◆ **What you are asked to do**
How does the data below read from its first line through the line containing "fig = go.Figure()"? Print those lines exactly.

━━ Supplied material ━━

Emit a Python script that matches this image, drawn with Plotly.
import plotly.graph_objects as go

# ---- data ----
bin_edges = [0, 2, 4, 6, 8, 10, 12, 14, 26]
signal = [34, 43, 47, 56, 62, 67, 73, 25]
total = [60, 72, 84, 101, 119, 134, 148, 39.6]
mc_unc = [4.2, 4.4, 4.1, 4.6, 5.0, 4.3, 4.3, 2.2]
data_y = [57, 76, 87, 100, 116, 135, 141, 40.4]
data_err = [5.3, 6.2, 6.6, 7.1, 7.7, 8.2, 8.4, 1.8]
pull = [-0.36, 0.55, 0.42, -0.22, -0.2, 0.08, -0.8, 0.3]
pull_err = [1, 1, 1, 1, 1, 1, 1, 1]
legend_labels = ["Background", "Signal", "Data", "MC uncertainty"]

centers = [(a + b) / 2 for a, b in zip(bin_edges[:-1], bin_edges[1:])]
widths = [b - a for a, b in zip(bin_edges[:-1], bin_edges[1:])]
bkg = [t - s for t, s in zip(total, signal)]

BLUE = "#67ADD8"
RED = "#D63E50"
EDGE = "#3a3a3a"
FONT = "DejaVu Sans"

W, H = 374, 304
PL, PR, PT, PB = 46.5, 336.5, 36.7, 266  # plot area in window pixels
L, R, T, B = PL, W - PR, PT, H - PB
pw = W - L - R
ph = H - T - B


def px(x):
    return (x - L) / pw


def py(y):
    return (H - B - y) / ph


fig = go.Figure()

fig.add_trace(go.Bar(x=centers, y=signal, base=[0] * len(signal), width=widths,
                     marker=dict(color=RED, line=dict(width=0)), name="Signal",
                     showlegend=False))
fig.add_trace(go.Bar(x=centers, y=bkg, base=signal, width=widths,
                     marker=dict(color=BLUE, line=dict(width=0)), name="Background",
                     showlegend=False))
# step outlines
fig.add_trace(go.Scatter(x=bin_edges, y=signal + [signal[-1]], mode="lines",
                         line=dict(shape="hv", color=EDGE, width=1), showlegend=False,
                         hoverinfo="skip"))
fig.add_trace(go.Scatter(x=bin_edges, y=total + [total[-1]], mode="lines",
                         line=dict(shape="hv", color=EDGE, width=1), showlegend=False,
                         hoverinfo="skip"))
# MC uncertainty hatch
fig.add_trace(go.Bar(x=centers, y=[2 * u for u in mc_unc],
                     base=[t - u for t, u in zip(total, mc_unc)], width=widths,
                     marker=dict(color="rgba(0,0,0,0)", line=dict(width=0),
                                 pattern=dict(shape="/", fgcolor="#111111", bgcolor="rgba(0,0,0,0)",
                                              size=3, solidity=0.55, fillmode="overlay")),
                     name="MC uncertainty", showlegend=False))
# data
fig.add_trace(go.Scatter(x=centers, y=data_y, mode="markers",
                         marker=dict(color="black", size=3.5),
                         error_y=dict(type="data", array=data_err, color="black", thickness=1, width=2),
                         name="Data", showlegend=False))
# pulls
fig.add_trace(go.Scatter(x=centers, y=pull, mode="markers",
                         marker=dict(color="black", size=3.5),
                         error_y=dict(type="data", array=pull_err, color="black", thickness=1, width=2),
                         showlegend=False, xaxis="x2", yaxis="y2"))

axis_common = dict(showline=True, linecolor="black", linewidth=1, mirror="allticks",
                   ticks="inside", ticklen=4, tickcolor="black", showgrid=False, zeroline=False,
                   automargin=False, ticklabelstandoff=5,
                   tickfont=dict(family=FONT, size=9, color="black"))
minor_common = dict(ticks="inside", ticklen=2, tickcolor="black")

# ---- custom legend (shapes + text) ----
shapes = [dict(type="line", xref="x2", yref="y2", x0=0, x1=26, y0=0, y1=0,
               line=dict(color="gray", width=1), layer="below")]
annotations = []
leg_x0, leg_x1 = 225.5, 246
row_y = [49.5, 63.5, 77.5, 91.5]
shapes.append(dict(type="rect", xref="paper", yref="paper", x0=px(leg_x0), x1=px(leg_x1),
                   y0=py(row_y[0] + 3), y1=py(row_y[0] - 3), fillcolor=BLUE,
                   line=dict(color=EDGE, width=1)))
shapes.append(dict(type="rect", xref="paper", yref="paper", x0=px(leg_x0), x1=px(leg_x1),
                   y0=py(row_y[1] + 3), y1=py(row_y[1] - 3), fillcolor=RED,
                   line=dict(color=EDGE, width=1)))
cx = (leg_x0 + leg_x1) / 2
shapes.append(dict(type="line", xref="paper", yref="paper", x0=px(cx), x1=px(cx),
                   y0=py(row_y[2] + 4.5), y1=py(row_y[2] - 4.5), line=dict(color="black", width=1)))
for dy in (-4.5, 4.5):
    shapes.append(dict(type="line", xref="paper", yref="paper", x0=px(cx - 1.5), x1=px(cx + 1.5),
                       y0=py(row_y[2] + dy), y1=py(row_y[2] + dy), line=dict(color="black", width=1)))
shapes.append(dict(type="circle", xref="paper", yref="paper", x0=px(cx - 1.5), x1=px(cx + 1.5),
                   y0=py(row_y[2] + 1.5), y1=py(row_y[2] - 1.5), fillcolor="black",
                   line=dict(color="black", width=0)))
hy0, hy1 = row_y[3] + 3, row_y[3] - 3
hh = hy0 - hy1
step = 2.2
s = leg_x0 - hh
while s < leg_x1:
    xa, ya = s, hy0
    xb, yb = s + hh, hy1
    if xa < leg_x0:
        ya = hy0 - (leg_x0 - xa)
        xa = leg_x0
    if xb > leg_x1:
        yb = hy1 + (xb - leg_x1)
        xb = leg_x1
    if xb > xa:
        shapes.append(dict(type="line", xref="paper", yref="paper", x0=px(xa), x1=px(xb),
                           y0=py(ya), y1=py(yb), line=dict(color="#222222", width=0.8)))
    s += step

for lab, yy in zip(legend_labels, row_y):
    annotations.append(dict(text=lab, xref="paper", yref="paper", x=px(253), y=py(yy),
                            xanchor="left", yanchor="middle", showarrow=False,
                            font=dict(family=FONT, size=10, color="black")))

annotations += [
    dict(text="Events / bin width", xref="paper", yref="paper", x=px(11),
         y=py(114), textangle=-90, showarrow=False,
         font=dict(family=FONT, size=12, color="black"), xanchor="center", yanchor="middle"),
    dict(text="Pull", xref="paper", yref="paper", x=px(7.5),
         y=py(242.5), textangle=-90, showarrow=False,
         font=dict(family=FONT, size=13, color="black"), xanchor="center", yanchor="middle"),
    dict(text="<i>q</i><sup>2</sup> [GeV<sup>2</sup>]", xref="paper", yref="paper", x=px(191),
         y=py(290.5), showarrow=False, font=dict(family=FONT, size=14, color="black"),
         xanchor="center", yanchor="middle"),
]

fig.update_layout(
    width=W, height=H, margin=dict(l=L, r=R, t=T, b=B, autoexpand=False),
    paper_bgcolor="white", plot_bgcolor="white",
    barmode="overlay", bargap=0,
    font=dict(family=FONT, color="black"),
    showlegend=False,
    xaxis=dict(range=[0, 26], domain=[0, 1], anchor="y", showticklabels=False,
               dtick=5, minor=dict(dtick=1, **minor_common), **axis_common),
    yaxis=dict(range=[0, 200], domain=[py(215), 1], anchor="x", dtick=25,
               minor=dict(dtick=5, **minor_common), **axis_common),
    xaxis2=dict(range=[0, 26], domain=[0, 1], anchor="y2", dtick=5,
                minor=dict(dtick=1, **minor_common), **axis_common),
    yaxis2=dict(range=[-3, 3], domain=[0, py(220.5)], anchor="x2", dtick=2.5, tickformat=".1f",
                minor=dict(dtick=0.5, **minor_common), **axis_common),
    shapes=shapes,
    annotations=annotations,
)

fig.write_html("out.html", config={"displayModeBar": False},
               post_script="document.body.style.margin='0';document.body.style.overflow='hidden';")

━━━

◆ **Exercise output**
Emit a Python script that matches this image, drawn with Plotly.
import plotly.graph_objects as go

# ---- data ----
bin_edges = [0, 2, 4, 6, 8, 10, 12, 14, 26]
signal = [34, 43, 47, 56, 62, 67, 73, 25]
total = [60, 72, 84, 101, 119, 134, 148, 39.6]
mc_unc = [4.2, 4.4, 4.1, 4.6, 5.0, 4.3, 4.3, 2.2]
data_y = [57, 76, 87, 100, 116, 135, 141, 40.4]
data_err = [5.3, 6.2, 6.6, 7.1, 7.7, 8.2, 8.4, 1.8]
pull = [-0.36, 0.55, 0.42, -0.22, -0.2, 0.08, -0.8, 0.3]
pull_err = [1, 1, 1, 1, 1, 1, 1, 1]
legend_labels = ["Background", "Signal", "Data", "MC uncertainty"]

centers = [(a + b) / 2 for a, b in zip(bin_edges[:-1], bin_edges[1:])]
widths = [b - a for a, b in zip(bin_edges[:-1], bin_edges[1:])]
bkg = [t - s for t, s in zip(total, signal)]

BLUE = "#67ADD8"
RED = "#D63E50"
EDGE = "#3a3a3a"
FONT = "DejaVu Sans"

W, H = 374, 304
PL, PR, PT, PB = 46.5, 336.5, 36.7, 266  # plot area in window pixels
L, R, T, B = PL, W - PR, PT, H - PB
pw = W - L - R
ph = H - T - B


def px(x):
    return (x - L) / pw


def py(y):
    return (H - B - y) / ph


fig = go.Figure()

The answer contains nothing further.